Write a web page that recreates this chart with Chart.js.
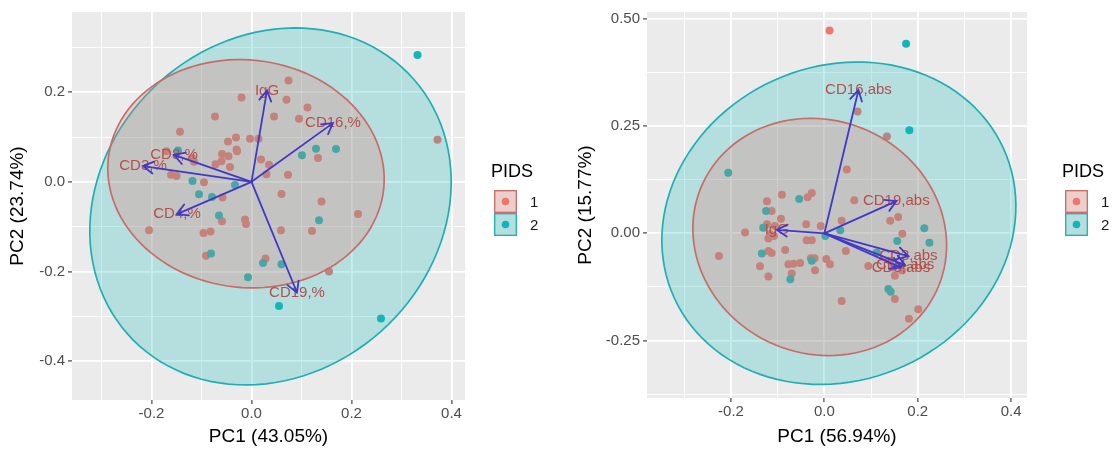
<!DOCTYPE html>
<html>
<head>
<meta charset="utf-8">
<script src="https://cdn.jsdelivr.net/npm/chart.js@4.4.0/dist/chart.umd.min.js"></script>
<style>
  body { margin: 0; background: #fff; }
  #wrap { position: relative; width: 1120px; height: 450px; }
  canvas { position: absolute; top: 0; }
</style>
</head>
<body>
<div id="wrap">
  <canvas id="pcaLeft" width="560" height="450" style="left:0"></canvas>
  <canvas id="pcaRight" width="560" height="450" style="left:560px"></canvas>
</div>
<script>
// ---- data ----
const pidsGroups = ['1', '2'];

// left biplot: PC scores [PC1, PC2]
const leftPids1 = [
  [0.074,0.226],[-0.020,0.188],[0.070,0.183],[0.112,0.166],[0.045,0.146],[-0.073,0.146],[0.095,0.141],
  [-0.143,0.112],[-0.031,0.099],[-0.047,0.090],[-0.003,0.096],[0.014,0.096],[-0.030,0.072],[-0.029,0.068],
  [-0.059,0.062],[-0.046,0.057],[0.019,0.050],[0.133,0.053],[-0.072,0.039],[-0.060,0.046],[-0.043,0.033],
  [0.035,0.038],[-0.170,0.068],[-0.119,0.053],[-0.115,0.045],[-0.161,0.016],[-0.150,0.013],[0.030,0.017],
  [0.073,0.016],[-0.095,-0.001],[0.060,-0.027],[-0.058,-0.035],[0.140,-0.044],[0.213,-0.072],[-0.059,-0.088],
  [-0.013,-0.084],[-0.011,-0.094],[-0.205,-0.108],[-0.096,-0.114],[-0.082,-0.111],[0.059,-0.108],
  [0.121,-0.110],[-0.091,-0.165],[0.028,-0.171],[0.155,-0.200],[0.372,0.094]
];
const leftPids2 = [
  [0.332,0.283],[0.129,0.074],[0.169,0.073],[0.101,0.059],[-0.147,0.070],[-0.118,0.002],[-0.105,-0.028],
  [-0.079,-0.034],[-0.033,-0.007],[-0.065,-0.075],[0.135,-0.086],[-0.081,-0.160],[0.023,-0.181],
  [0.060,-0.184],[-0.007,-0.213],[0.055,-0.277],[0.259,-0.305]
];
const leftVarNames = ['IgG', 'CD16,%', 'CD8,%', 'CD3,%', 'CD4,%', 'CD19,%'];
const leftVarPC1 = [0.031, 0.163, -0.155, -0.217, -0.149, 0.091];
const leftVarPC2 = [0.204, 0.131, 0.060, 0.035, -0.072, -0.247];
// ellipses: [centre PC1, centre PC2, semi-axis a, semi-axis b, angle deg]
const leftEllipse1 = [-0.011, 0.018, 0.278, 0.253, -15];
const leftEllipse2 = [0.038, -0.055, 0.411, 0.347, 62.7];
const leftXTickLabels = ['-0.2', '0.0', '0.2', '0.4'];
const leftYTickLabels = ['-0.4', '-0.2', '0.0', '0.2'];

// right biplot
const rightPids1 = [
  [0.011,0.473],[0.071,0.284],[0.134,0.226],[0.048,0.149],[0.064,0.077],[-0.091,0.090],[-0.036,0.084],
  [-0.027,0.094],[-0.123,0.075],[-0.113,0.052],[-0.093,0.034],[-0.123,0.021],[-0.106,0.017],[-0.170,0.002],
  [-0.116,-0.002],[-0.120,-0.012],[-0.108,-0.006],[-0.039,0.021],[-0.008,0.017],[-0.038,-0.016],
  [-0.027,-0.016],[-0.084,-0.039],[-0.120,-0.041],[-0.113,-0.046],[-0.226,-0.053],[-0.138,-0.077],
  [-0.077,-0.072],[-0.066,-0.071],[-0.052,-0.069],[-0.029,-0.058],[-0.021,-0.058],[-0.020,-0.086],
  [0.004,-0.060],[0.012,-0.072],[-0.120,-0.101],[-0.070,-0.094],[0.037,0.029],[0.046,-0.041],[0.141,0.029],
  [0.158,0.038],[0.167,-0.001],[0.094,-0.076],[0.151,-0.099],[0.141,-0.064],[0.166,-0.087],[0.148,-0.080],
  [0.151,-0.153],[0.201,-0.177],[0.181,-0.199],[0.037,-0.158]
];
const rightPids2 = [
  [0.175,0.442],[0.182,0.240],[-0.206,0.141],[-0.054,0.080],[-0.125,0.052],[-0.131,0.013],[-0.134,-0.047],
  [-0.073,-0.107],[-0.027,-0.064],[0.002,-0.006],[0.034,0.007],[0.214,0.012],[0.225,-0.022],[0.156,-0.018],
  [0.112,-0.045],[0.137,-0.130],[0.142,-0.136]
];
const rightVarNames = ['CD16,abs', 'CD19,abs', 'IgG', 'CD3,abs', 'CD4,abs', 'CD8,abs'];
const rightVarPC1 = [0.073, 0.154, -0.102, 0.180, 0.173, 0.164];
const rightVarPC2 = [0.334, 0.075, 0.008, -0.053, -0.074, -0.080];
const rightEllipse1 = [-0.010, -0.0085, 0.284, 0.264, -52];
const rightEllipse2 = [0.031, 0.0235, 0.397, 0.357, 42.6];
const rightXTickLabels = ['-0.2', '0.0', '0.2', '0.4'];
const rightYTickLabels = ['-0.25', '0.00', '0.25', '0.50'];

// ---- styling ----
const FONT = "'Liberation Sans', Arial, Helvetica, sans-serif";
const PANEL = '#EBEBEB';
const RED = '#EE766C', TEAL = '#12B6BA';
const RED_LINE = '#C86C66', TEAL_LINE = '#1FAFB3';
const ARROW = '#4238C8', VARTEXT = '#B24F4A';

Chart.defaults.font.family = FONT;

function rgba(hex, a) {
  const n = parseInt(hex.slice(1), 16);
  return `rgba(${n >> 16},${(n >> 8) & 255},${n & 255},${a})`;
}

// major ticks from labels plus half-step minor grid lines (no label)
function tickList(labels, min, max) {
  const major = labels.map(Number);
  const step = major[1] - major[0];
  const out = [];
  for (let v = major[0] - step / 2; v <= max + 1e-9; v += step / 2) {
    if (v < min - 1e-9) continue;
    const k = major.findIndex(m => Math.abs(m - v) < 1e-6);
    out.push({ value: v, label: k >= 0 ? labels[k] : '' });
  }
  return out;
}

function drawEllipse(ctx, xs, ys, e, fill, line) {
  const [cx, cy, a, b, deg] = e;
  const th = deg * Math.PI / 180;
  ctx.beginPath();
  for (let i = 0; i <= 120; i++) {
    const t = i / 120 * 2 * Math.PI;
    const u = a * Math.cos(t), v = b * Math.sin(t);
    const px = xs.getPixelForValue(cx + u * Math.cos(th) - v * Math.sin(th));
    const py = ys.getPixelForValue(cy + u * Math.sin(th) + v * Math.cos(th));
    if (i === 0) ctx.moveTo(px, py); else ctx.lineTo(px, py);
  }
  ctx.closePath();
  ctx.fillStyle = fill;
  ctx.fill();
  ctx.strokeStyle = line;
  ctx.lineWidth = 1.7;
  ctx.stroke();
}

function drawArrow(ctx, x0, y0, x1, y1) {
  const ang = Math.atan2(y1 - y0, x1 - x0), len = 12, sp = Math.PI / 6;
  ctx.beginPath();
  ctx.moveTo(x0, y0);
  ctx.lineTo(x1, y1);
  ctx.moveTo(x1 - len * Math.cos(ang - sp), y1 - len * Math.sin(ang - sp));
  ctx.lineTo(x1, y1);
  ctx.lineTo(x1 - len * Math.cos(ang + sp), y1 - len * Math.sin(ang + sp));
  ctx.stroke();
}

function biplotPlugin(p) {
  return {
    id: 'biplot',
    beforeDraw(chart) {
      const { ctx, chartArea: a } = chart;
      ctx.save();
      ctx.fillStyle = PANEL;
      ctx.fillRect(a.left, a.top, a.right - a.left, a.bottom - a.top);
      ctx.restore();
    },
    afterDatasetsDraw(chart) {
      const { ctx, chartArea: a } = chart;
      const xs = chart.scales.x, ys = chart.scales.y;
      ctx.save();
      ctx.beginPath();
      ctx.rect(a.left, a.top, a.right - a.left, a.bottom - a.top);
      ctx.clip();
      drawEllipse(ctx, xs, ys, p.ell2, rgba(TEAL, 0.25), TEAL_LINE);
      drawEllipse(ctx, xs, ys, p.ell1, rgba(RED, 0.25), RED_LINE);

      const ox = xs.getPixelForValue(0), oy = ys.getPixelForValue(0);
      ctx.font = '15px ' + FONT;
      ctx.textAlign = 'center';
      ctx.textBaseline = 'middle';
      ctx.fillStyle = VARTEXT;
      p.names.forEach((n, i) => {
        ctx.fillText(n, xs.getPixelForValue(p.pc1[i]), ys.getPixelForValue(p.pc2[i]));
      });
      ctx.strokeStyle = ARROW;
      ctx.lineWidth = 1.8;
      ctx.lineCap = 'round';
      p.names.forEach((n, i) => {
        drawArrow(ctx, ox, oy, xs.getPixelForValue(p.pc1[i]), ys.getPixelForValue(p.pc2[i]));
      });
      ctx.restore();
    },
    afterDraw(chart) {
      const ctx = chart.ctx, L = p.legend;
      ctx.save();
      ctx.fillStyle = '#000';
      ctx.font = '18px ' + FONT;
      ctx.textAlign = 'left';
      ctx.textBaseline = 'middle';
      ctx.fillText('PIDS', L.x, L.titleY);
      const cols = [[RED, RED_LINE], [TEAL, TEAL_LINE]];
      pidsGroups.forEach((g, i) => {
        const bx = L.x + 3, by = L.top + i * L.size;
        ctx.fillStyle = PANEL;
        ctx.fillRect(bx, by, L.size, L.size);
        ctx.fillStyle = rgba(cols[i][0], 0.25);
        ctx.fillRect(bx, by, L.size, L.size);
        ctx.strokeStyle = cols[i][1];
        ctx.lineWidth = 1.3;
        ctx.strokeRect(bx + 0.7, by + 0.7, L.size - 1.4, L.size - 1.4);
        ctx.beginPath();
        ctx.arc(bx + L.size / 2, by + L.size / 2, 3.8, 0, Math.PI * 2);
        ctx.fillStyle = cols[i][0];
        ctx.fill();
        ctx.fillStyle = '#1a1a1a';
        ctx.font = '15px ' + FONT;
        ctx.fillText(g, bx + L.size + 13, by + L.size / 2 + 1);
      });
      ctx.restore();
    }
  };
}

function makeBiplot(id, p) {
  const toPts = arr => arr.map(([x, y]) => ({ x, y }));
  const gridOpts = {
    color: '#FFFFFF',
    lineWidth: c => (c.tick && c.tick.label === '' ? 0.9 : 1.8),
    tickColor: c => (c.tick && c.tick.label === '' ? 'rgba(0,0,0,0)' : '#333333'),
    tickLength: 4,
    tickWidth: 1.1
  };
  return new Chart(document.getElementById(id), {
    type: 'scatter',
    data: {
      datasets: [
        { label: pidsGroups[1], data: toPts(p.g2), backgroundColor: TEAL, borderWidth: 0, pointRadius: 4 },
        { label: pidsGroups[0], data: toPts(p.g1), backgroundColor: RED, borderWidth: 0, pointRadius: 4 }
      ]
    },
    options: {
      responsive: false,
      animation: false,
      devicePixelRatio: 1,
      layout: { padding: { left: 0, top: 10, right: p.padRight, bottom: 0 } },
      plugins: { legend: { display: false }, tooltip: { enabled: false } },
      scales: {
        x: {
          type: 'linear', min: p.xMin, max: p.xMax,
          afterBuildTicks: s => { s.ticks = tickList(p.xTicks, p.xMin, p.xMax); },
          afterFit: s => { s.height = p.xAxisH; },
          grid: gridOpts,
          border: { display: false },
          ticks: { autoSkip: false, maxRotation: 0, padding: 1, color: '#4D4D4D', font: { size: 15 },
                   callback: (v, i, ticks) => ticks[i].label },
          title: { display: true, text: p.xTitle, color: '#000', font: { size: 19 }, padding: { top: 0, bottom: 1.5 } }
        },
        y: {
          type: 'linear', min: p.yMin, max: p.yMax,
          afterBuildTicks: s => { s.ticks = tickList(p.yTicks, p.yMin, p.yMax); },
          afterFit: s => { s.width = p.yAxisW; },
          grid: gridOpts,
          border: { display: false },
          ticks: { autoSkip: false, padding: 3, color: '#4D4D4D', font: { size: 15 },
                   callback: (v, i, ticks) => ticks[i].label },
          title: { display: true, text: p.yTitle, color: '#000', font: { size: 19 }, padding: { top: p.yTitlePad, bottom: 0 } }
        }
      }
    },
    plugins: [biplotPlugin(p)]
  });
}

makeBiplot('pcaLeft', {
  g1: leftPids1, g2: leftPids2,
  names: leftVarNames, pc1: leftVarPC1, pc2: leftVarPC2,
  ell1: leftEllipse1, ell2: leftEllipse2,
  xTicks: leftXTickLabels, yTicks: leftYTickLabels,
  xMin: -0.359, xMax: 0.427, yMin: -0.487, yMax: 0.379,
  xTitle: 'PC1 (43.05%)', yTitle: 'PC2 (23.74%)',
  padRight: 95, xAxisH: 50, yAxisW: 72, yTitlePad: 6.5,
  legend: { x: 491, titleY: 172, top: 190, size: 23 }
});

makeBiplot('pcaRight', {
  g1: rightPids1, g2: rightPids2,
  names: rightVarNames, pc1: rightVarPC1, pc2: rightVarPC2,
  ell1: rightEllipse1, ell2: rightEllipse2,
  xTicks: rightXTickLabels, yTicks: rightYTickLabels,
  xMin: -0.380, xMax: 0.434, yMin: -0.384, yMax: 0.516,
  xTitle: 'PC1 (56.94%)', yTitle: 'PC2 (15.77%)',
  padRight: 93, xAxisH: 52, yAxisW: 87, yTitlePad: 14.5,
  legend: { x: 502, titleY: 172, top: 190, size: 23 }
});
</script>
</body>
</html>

========================================

OBJECTIVE: Your task is to return the lines above, from the first one up to and including the line containing "const pidsGroups = ['1', '2'];", minus any pictures.

TASK RESPONSE:
Write a web page that recreates this chart with Chart.js.
<!DOCTYPE html>
<html>
<head>
<meta charset="utf-8">
<script src="https://cdn.jsdelivr.net/npm/chart.js@4.4.0/dist/chart.umd.min.js"></script>
<style>
  body { margin: 0; background: #fff; }
  #wrap { position: relative; width: 1120px; height: 450px; }
  canvas { position: absolute; top: 0; }
</style>
</head>
<body>
<div id="wrap">
  <canvas id="pcaLeft" width="560" height="450" style="left:0"></canvas>
  <canvas id="pcaRight" width="560" height="450" style="left:560px"></canvas>
</div>
<script>
// ---- data ----
const pidsGroups = ['1', '2'];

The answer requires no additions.